Thursday 25 March 2010

Shameless Plug & Follow-up

A shameless plug for the blog post which I wrote for Latitude earlier this week, Google off the hook, but is anyone else left on it? following the judgement from the ECJ on the 3 Google Adwords cases referred to it from the French courts.  Please click on the link, because if I'm the employee with the most clicks on  the Latitude blog this month I could win the monthly blogging competition :-)



Plug over.

Now for the follow-up:

Obviously this isn't the result which trademark proprietors were hoping for, and since writing that post I've seen a number of reports in the blogosphere suggesting that enforcement costs for protecting brands online will rocket (see in particular this post from World Trademark Review).  We'll just have to wait and see if the price per click of branded keywords does increase, but I think to say that the costs of enforcement will rocket is perhaps a knee-jerk reaction because:

(a)  What this judgement does is further clarify what type of activity does and doesn't constitute trademark infringement, and clarity can only be a good thing for all parties concerned, and so there should be, per se, less infringement.  When we have the ruling in M&S v Interflora, we'll have even more clarity.

(b) Doubtless there will be some advertisers who take advantge of the ruling, but likewise there will be those who don't.  For instance, in terms of online advertising, some sectors are more sensitive to searches against generic keywords rather than branded keywords (eg "car insurance").  Indeed, individual advertisers also take their own ethical stance in whether or not they use competitor's trademarked terms as keywords in their own advertising campaigns.
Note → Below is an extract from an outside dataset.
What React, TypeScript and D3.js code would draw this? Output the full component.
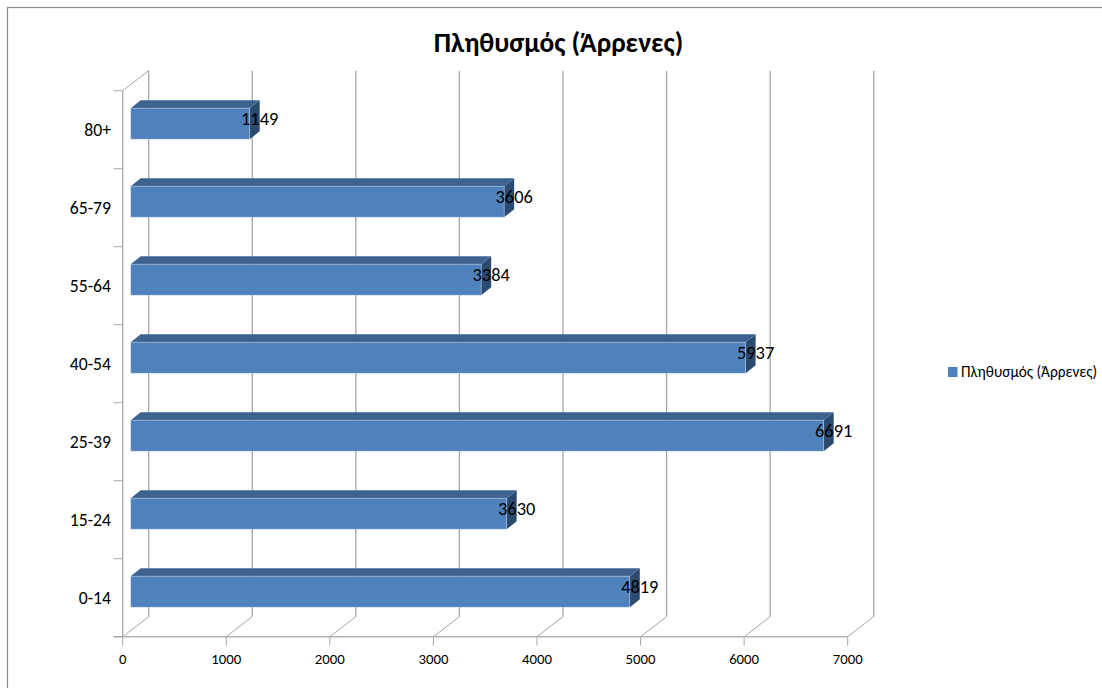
import React from "react";
import * as d3 from "d3";

const ageGroups = ["0-14", "15-24", "25-39", "40-54", "55-64", "65-79", "80+"];
const malePopulation = [4819, 3630, 6691, 5937, 3384, 3606, 1149];
const xTicks = [0, 1000, 2000, 3000, 4000, 5000, 6000, 7000];
const chartTitle = "Πληθυσμός (Άρρενες)";

const FONT = "Carlito, Lato, 'Open Sans', sans-serif";

// Front plane of the pseudo-3D plot box, and the shift to its back plane.
const x = d3.scaleLinear().domain([0, 7000]).range([122.7, 847.7]);
const y = d3.scaleBand().domain(ageGroups).range([636.7, 90.7]);
const DEPTH_X = 26;
const DEPTH_Y = -20;

// Bars sit part-way into the box and have their own shallower depth.
const BAR_INSET_X = 8;
const BAR_DX = 10;
const BAR_DY = -8;
const BAR_H = 31;
const BAR_TOP = 17.5;

const GRID = "#a6a6a6";
const AXIS = "#b3b3b3";

export default function App() {
  const yTickPositions = [...ageGroups.map((g) => (y(g) as number) + y.bandwidth()), y.range()[1]];
  const poly = (pts: number[][]) => pts.map((p) => p.join(",")).join(" ");
  return (
    <svg
      width={1102}
      height={688}
      viewBox="0 0 1102 688"
      style={{ position: "absolute", left: 0, top: 0, display: "block", background: "#fff" }}
    >
      <rect x={7.5} y={7.5} width={1200} height={800} fill="#fff" stroke="#8c8c8c" strokeWidth={1.2} />
      <text x={558.5} y={52} textAnchor="middle" fontFamily={FONT} fontSize={27.4} fontWeight={700} fill="#000">
        {chartTitle}
      </text>

      {/* Walls: gridlines on the back plane with diagonals to the floor */}
      {xTicks.map((t) => (
        <g key={t} stroke={GRID} fill="none">
          <line x1={x(t) + DEPTH_X} x2={x(t) + DEPTH_X} y1={y.range()[1] + DEPTH_Y} y2={y.range()[0] + DEPTH_Y} strokeWidth={1.3} />
          <line x1={x(t)} x2={x(t) + DEPTH_X} y1={y.range()[0]} y2={y.range()[0] + DEPTH_Y} />
          <line x1={x(t)} x2={x(t)} y1={y.range()[0]} y2={y.range()[0] + 9} />
        </g>
      ))}
      <line x1={x(0)} x2={x(0) + DEPTH_X} y1={y.range()[1]} y2={y.range()[1] + DEPTH_Y} stroke={GRID} />
      <line x1={x(0)} x2={x(0)} y1={y.range()[1]} y2={y.range()[0]} stroke={GRID} strokeWidth={1.3} />
      <line x1={x(0) - 9} x2={x(7000)} y1={y.range()[0]} y2={y.range()[0]} stroke={AXIS} strokeWidth={1.4} />
      {yTickPositions.map((p) => (
        <line key={p} x1={x(0) - 9} x2={x(0)} y1={p} y2={p} stroke={GRID} />
      ))}

      {/* Bars: side, top and front faces */}
      {ageGroups.map((g, i) => {
        const v = malePopulation[i];
        const left = x(0) + BAR_INSET_X;
        const right = x(v) + BAR_INSET_X;
        const top = (y(g) as number) + BAR_TOP;
        const bottom = top + BAR_H;
        return (
          <g key={g}>
            <polygon
              points={poly([[right, top], [right + BAR_DX, top + BAR_DY], [right + BAR_DX, bottom + BAR_DY], [right, bottom]])}
              fill="#2b4a6f"
            />
            <polygon
              points={poly([[left, top], [left + BAR_DX, top + BAR_DY], [right + BAR_DX, top + BAR_DY], [right, top]])}
              fill="#3d628f"
            />
            <rect x={left} y={top} width={right - left} height={BAR_H} fill="#4f81bd" stroke="#dce6f2" strokeOpacity={0.45} strokeWidth={0.8} />
          </g>
        );
      })}

      {/* Value labels straddle the end of each bar */}
      {ageGroups.map((g, i) => (
        <text
          key={g}
          x={x(malePopulation[i]) + BAR_INSET_X + 10}
          y={(y(g) as number) + BAR_TOP + 16.7}
          textAnchor="middle"
          fontFamily={FONT}
          fontSize={18.4}
          fill="#000"
        >
          {malePopulation[i]}
        </text>
      ))}

      {ageGroups.map((g) => (
        <text
          key={g}
          x={111}
          y={(y(g) as number) + y.bandwidth() / 2 + 6.3}
          textAnchor="end"
          fontFamily={FONT}
          fontSize={17.7}
          fill="#000"
        >
          {g}
        </text>
      ))}

      {xTicks.map((t) => (
        <text key={t} x={x(t)} y={664.3} textAnchor="middle" fontFamily={FONT} fontSize={14.8} fill="#000">
          {t}
        </text>
      ))}

      {/* Legend */}
      <rect x={948} y={367} width={9.5} height={10} fill="#4f81bd" />
      <text x={961} y={377} fontFamily={FONT} fontSize={15.3} fill="#000">
        {chartTitle}
      </text>
    </svg>
  );
}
(c) What trademark owners should consider are the other ways in which they can boost their online presence, such as through improved content (price per click is not the only factor which affects the placement of a sponsored ad) and organic search results.

Lots of analysis and views to digest still, I particularly enjoyed reading Eric Goldman's analysis of the ruling Google gets favourable ECJ opinion, but will it prove a hollow victory? and IPKat's summary of comments on the 3 cases.